Though this looks long winded in pipeline construction it will yield the fasted results. And though you need to specify all of the keys to result with the associated logic, there is nothing stopping "generation" of the data structure necessary for the pipeline as the result of other queries on the data set.
The other Aggregate Way - A bit slower
Of course not every project can practically use the latest version of things. So before a MongoDB 3.2 release that introduced some of the operators used above, the only real practical way to work with array data and conditionally work with different elements and sums was to process first with $unwind.
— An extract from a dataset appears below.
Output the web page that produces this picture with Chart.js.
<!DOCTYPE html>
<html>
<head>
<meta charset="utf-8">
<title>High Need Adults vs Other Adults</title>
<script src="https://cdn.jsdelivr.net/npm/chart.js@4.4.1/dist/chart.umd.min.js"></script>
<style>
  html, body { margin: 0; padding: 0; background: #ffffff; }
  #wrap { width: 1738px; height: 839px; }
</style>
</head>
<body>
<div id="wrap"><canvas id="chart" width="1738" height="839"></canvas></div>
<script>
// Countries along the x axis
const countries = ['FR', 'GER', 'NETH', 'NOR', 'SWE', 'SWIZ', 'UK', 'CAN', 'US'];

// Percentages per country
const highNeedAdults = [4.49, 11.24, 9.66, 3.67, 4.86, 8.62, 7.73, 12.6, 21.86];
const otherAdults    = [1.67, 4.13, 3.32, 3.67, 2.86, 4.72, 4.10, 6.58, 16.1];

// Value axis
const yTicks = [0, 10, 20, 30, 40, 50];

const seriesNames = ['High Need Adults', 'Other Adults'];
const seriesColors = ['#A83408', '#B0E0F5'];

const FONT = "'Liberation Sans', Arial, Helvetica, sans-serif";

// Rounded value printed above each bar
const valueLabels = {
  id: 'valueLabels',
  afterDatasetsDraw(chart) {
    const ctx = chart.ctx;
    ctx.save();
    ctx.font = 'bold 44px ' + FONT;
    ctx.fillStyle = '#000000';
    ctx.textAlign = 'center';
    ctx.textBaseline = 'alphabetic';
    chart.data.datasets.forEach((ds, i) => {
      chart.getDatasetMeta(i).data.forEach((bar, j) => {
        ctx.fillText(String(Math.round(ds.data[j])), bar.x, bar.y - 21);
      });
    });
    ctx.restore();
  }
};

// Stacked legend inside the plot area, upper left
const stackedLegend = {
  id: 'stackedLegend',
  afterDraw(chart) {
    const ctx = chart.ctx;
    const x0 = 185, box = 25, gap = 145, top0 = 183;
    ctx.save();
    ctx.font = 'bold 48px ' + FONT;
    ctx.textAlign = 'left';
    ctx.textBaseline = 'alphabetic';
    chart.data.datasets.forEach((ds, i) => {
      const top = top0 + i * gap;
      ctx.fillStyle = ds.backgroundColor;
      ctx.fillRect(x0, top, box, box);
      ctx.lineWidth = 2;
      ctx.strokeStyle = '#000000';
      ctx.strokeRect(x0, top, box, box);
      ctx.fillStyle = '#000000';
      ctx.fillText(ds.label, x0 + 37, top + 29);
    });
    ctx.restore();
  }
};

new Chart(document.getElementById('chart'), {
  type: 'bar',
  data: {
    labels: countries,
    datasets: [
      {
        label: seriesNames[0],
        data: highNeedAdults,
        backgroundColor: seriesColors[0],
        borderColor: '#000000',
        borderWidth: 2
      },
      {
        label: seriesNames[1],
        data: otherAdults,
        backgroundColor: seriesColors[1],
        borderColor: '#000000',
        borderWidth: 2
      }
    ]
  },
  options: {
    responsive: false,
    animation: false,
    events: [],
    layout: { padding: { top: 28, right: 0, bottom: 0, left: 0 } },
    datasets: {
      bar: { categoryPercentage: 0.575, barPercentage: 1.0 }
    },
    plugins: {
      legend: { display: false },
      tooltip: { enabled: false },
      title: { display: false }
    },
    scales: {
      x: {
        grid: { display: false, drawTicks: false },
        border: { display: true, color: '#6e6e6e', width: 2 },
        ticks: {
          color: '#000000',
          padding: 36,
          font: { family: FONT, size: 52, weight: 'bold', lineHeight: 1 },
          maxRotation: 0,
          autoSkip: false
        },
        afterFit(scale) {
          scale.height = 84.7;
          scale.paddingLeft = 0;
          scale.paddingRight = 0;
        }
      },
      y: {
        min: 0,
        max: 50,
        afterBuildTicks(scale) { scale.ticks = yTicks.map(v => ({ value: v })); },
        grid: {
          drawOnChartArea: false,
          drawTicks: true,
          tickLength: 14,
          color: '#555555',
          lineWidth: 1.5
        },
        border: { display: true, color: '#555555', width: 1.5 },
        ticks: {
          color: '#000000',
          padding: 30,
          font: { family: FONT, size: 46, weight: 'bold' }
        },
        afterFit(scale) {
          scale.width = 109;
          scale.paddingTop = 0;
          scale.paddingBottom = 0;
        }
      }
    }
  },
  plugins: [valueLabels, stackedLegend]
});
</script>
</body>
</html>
So essentially we start with the query you began to construct, but then add in the handling for the different fields:
db.analysis.aggregate([
{ "$unwind": "$tees" },
{ "$group": {
"_id": "$player.id",
"strokes": { "$sum": "$tees.strokes" },
"par": { "$sum": "$tees.par" },
"putts": { "$sum": "$tees.putts" },
"teedsPlayed": { "$sum": 1 },
"shotsRight": {
"$sum": {
"$cond": [
{ "$eq": [ "$tees.fairway", "right" ] },
1,
0
]
}
},
"shotsStraight": {
"$sum": {
"$cond": [
{ "$eq": [ "$tees.fairway", "straight" ] },
1,
0
]
}
},
"bunkerShot": {
"$sum": {
"$cond": [
{ "$eq": [ "$tees.shotType", "bunker" ] },
1,
0
]
}
}
}}
])
So you should note that there is still "some" similarity to the first listing, in that where the $filter statements all have some logic within there "cond" argument, that logic is rather transposed to the $cond operator here.
As a "ternary" operator ( if/then/else) , it's job it is to evaluate a logical condition (if) and either return the next argument where that condition was true (then) or otherwise return the last argument where it is false (else). In this case either 1 or 0 depending on whether the tested condition matched. This gives the "counts" to $sum as is required.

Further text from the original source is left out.